If I had an extra $100K right now I would definitely throw a good portion of that at analog. No question that will buy me the best playback… but I am 70 years old. If I was 45 years old or younger… I would invest in digital… it will just keep getting better and not require me personally collecting stuff that takes up space.

@ghdprentice I agree on all counts. I would prefer to not have all that space taken up by so many LPs, but OTOH I'm also a bit uncomfortable with having all my music on the cloud, since this means a server farm (which can take as much power as a small city) has to be running 24/7 to maintain my music collection. If something were to happen to my online account, all of a sudden that music is gone. I don't like the idea of wasting all that energy when I'm not at home or when I'm asleep; with all the different hacks that keep showing up (and outright online attacks) I just feel better having the LPs available. Old school, I know.

Also its fun to put the LP on and have guests think that is really a CD because they play without 'surface artifacts' which I found out 35 years ago are often caused by the phono preamp rather than the LP surface.

I had some guests over this last weekend and I noticed that they were all about the sound and didn't have any thoughts about the media. That's how it should be.

@atmasphere 

 

It is fun putting on an LP. Mine have almost no surface noice.

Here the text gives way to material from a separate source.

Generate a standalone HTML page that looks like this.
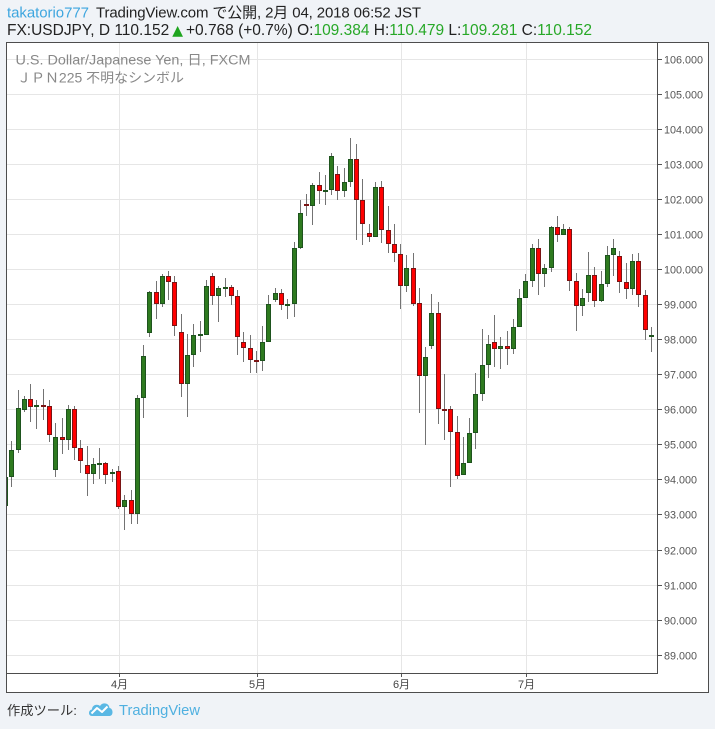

I have storage space on my streamers. I use it for about an hour a year. Wifi is only likely to get more reliable. 
 

I am pretty sure the single file on the cloud serving tens of thousands or millions of users. It consumes many times less energy than the same thousands of users, buying the vinyl albums or CDs… and having built space to store them. 
 

Server farms are able to store stuff at a fraction of the cost and energy of manufacturing and distributing physical media. One of the many things driving their build. Finally the distraction of forests for paper… oil for plastic disks is reduced by online stuff.

 

Data storage is becoming a utility. If something happens to your Qobuz account, in a couple minutes you can be up and running with a free month of Tidal. Besides, you have your vinyl. So, you are set.